Dormir au théâtre, un luxe enfantin

A notre invitation, Gabriel de Montmollin, directeur du Musée international de la Réforme à Genève, prend la plume. Il espère que la future Comédie se dotera de fauteuils étriqués, ceux qui selon lui favorisent Morphée

Je fais partie de cette petite catégorie de spectateurs qui s’assoupit systématiquement au concert, au théâtre ou au cinéma. L’intérêt ou l’horaire du spectacle n’ont rien à voir. Dès que les lumières de la salle s’éteignent et que les conversations s’interrompent, une torpeur irrésistible s’empare de moi.

En général, je m’endors complètement après quarante-cinq minutes. A force, j’ai appris à ne pas tomber sur mes voisins et une espèce d’ange gardien prévient mes ronflements. Seuls les mangeurs de pop corn au cinéma sont capables de prolonger ma veille, mais mes agacements provoqués par leur mastication me distraient aussi sûrement du spectacle que ma profonde somnolence. Ce qui revient au même en termes de gaspillage. Je ne profite en général que de la moitié des spectacles.

Attention flottante

Je suis toujours un peu déçu, et forcément gêné car mon comportement peut laisser penser que les acteurs ou l’auteur d’une pièce m’ennuient à mourir. Quand je suis en veille au théâtre, je capte davantage les dialogues que les mouvements. Je peine à m’exprimer sur la mise en scène qui ne fait jamais débat chez moi, et si, par convention sociale, je prends position lors des commentaires d’après spectacle, je suis le plus souvent d’accord avec le dernier qui a parlé. Je suis sensible d’abord à la construction argumentative de la pièce. A la construction des dialogues, à ce qui permet de restituer quelque chose comme une spontanéité du parler ou au polissage littéraire d’une intrigue très construite.

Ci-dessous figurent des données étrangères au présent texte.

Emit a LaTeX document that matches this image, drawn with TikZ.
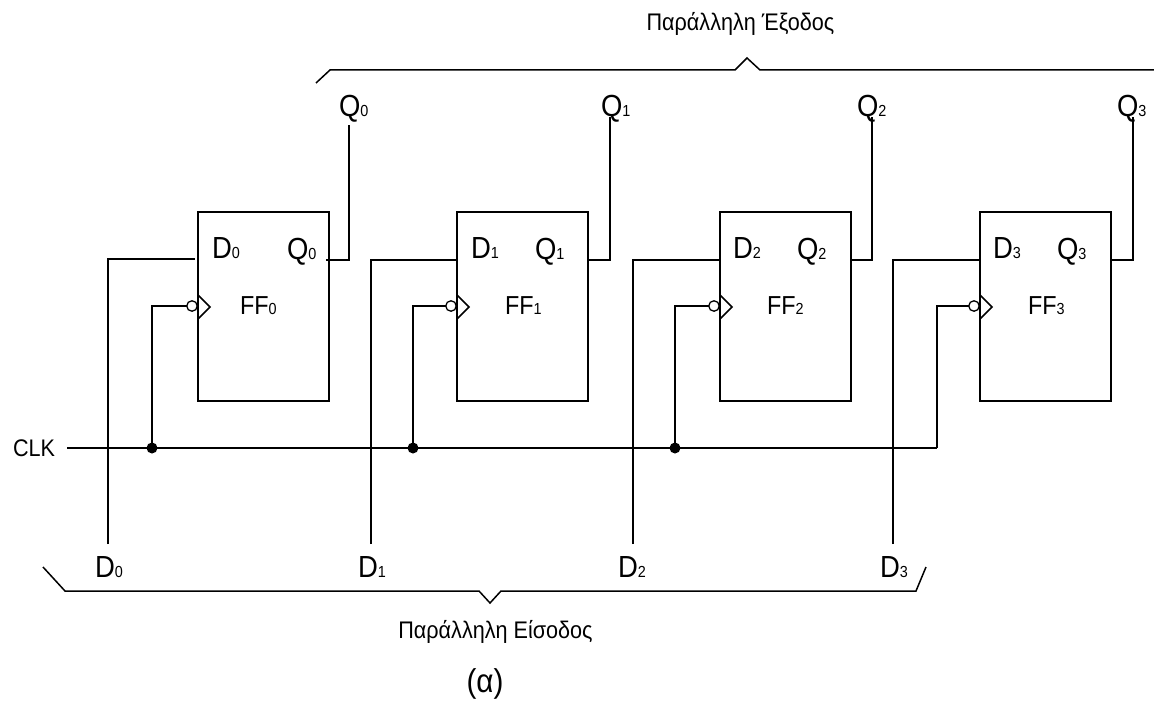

Je suis assez sensible aux théories qui posent qu’une pièce de théâtre reproduit le fonctionnement du mythe religieux où l’on se rejoue indéfiniment comment tout commence et pourquoi tout finit. En ce sens, je crois que le spectateur doit pouvoir percevoir l’unité narrative de la pièce sans être perturbé. Mais cela n’induit rien des choix de mise en scène. J’ai été subjugué par l’adaptation de L’Idiot de Dostoïevski que Vincent Macaigne a réalisée au Théâtre de Vidy en 2016. Les dialogues ont paradoxalement été servis par une scénographie particulièrement déjantée. Le système a parfaitement fonctionné.

Position foetale et accouchement

Je ne suis pas un fou de théâtre, mais je me réjouis beaucoup de la Nouvelle Comédie qui devrait être un outil favorisant une grande diversité de spectacles. J’espère que les amateurs de pièces courtes, comme moi, y trouveront leur compte et que le confort des sièges y sera meilleur qu’au boulevard des philosophe. Car paradoxalement, plus le fauteuil est étriqué plus on s’y endort rapidement. La position fœtale imposée par des espaces confinés engendre une torpeur quasi prénatale, renforcée par une obscurité chaude et un faux silence renvoyant aux souvenirs anesthésiants du bonheur amniotique. La renaissance de la comédie doit pour moi représenter un nouvel accouchement. Par le siège.